De-Stress Your Life with this One Trick

This week, my good friend Karen Jacobsen, the GPS Girl, came to hang out in the Moticise studio. We had a great Twitter chat and Periscope video (you can catch it here) on her signature topic – recalculating.

“No matter where you are in life, it’s never too late to recalculate,” she said. “The first step is to notice when you’re off course.”

That got me thinking about times in my life when I’ve had to adjust my course. Most recently, it happened around food. Recalculating – realizing I needed to make a change – liberated me from a lot of self-induced stress.

I’ve long been an aspiring vegan, and in the past few years, I’d come to dread dinnertime. Trying to cook healthy, plant-based meals that everyone would like, every single night? It just reminded me how much I was failing both myself and my kids. I wanted wholesome, plant-based, delicious, fun, together time.

But in reality, it was more like a battle. I always got it started late; no two people wanted the same thing; it was never as healthy as I wanted; half the time it ended with take-out, and me exhausted and frustrated.

Fortunately, a friend recommended a vegan chef who made house calls. (Don’t you just love New York?) The plan was, he’d come over, give us a cooking lesson, and off we’d go into a lifetime of easy dinnertime sunsets. This chef, I believed, would usher in a new chapter in my life: one where I’m 100% vegan, where my family is always satisfied and impressed with their meals, where I actually look forward to dinner.  

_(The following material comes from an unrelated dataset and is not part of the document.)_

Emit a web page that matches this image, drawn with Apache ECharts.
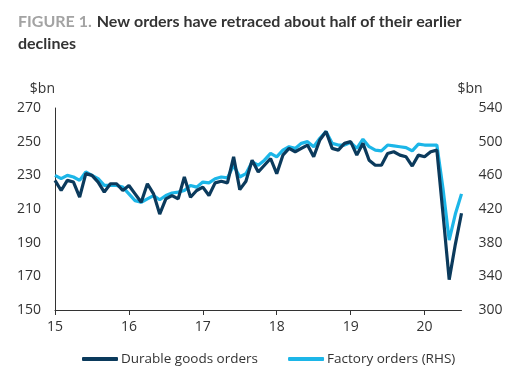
<!DOCTYPE html>
<html><head><meta charset="utf-8">
<script src="https://cdn.jsdelivr.net/npm/echarts@6/dist/echarts.min.js"></script>
<style>html,body{margin:0;padding:0;background:#fff}#c{width:526px;height:380px}</style>
</head><body><div id="c"></div>
<script>
// Monthly, Dec 2014 .. Jun 2020
const months = [];
for (let y = 2014; y <= 2020; y++) for (let m = 1; m <= 12; m++) {
  if ((y === 2014 && m < 12) || (y === 2020 && m > 6)) continue;
  months.push(y + '-' + String(m).padStart(2, '0'));
}
const yearTicks = ['15', '16', '17', '18', '19', '20'];
const durableGoods = [
  227, 221, 227, 226, 217, 231, 230, 226, 220, 225, 225, 221,
  224, 219, 214, 225, 219, 207, 216, 218, 216, 229, 217, 221,
  223, 218, 225.5, 226.5, 225.5, 241, 221.5, 226.5, 239, 232, 236, 240,
  231, 242, 246, 244, 246, 248, 241, 251, 256, 246, 245, 249,
  250, 242, 249, 239, 236, 236, 243, 244, 242, 241, 235.5, 242,
  241, 244, 245, 207, 168, 189, 207.5
];
const factoryOrders = [
  460, 456, 460, 458, 454, 464, 460, 456, 448, 448, 448, 446,
  438, 430, 428, 432, 436, 431, 436, 439, 440, 442, 448, 446,
  452, 451, 456, 458, 457, 472, 458, 462, 476, 472, 478, 486,
  482, 490, 494, 492, 498, 500, 494, 504, 512, 498, 496, 496,
  499, 492, 503, 494, 490, 489, 496, 495, 494, 493, 489, 497,
  496, 496, 496, 444, 383, 414, 438
];
const seriesNames = ['Durable goods orders', 'Factory orders (RHS)'];
const colors = ['#0b3a5c', '#1cb6e8'];

const chart = echarts.init(document.getElementById('c'));
const font = '"Open Sans", "Noto Sans", sans-serif';
chart.setOption({
  animation: false,
  title: {
    left: 13, top: 6,
    text: '{g|FIGURE 1.} {d|New orders have retraced about half of their earlier}\n{d|declines}',
    textStyle: {
      rich: {
        g: { color: '#a3a3a3', fontWeight: 'bold', fontSize: 16, fontFamily: 'Lato, sans-serif', lineHeight: 22 },
        d: { color: '#333333', fontWeight: 'bold', fontSize: 16, fontFamily: 'Lato, sans-serif', lineHeight: 22 }
      }
    }
  },
  grid: { left: 55, right: 64.5, top: 108, bottom: 70, containLabel: false },
  legend: {
    left: 77, top: 347,
    itemWidth: 36, itemHeight: 4, itemGap: 30,
    icon: 'roundRect',
    textStyle: { color: '#333', fontSize: 13.5, fontFamily: font, padding: [0, 0, 0, -2] },
    data: seriesNames
  },
  xAxis: {
    type: 'category', data: months, boundaryGap: false,
    axisLine: { lineStyle: { color: '#333', width: 1 } },
    axisTick: { show: true, length: 5, interval: 11, lineStyle: { color: '#333' } },
    axisLabel: {
      interval: 11, color: '#333', fontSize: 14, fontFamily: font, margin: 10,
      formatter: (v, i) => yearTicks[Math.round(i / 12)]
    },
    splitLine: { show: false }
  },
  yAxis: [
    {
      type: 'value', min: 150, max: 270, interval: 20,
      name: '$bn', nameLocation: 'end', nameGap: 19,
      nameTextStyle: { color: '#333', fontSize: 14, fontFamily: font, align: 'right', verticalAlign: 'middle' },
      axisLine: { show: true, lineStyle: { color: '#333', width: 1 } },
      axisTick: { show: false },
      axisLabel: { color: '#333', fontSize: 14, fontFamily: font, margin: 14 },
      splitLine: { show: false }
    },
    {
      type: 'value', min: 300, max: 540, interval: 40, position: 'right',
      name: '$bn', nameLocation: 'end', nameGap: 19,
      nameTextStyle: { color: '#333', fontSize: 14, fontFamily: font, align: 'left', verticalAlign: 'middle', padding: [0, 0, 0, -4] },
      axisLine: { show: false },
      axisTick: { show: false },
      axisLabel: { color: '#333', fontSize: 14, fontFamily: font, margin: 17 },
      splitLine: { show: false }
    }
  ],
  series: [
    {
      name: seriesNames[1], type: 'line', yAxisIndex: 1, data: factoryOrders,
      showSymbol: false, symbol: 'none',
      lineStyle: { color: colors[1], width: 3.2 }, itemStyle: { color: colors[1] }, z: 2
    },
    {
      name: seriesNames[0], type: 'line', yAxisIndex: 0, data: durableGoods,
      showSymbol: false, symbol: 'none',
      lineStyle: { color: colors[0], width: 3.2 }, itemStyle: { color: colors[0] }, z: 3
    }
  ]
});
</script></body></html>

But this chef was not the fairy godmother I hoped for. He was a big fat jerk, and it started as soon as he opened the fridge.

“Dairy milk? What is this doing here?” He rounded on me and shoved it in my face, like it was damning evidence of something unforgivable.

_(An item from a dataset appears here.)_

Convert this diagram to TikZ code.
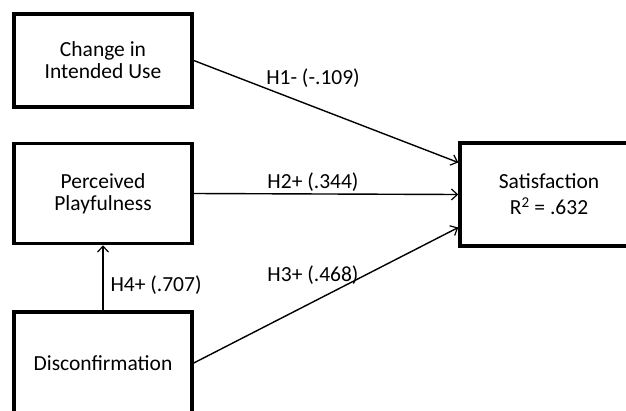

“I—I know it’s not great, but I like a little in my coffee,” I said. “And look, there’s almond milk and coconut milk, back there next to the soy mi—”

“Orange juice!” he cried, back inside the fridge. “And it’s not even fresh squeezed. Do you know the sugar content in this?”

“Yes,” I said weakly, “that’s why we mix it with seltzer water. I don’t usually buy it, but Kaya was having a sleepover, and—”

He shook his head derisively. “You are just lazy,” he announced, like a doctor giving a diagnosis. “All it takes is the willingness to chop vegetables. You can do that, can’t you? But you don’t.”

Shocked, I said nothing. Lazy? I thought. Is that my problem? I’m just lazy?

“She’s not lazy,” Stephen told him. It felt good to hear him say that, but the word still triggered me. For the rest of the meal, I couldn’t escape the spiral of I’m not a good mother. I’m destroying the environment. I’m killing my kids!

In the days following, I calmed down a little, and was able to gain some perspective. Our judgmental chef had offered no solutions, only criticism. He “didn’t do kids,” so he had no empathy for my role as a parent. All that was frustrating, but it led me more deeply examine my struggle. If being vegan was so important to me, how come it hadn’t happened?

I did some soul-searching, I began to understand what was happening. The chef had forced me to defend my choices, and in doing so, I noticed a pattern. And it wasn’t because I’m lazy, or not enough.

It was this: freedom, adventure, and exploration are fundamental values of mine. And I’d come to associate being vegan with being restricted. Feeling restricted is stressful and anxiety-inducing – so, for me, “vegan” equals “stress.” No wonder it’s been such a struggle. I was fighting to attain something that was making me miserable.

So I had a pretty revolutionary idea: Maybe I just don’t really want to be vegan. (This was where I started to notice that I was off-course. It was time to recalculate.)

Being 100% vegan sounds good on paper. It fits with my values of plant-based nutrition, let-food-be-thy-medicine eating, and doing my part to protect the environment. But was it really what I wanted?

In reality, I’m happy with being 90% vegan, or even 80%. Maybe I could aim for a 90-10 ratio, knowing that if I end up with 80-20, it’s still okay. Which gives me room for freedom and adventure. It takes away the restrictive feeling while still honoring my beliefs about clean eating. It changes the meaning of the word “vegan” for me – instead of inducing stress, now it feels exciting.

This is still new for me – it’s only been a couple weeks – but I already feel more free, more fluid, more excited about my choices and my responsibilities. I’m still practicing recipes and collecting ways to make everyone happy at dinnertime, but I’ve taken the heavy weight off my shoulders to make it perfect. Which leaves more room for me to enjoy my family and my food.

What about you?

What is it that you’re trying to change, but having trouble with?

Take a close look – why are you making that change?

Is it honoring your values? Or is it going against something you value?

If your values are in conflict, that’s going to make it hard. Often, that’s when it’s time to recalculate.

What’s something you can do that would align with your values? Something you’re excited about, that you can reach for wholeheartedly?

Tell me about it below! And then go out, recalculate if you need to, and shine.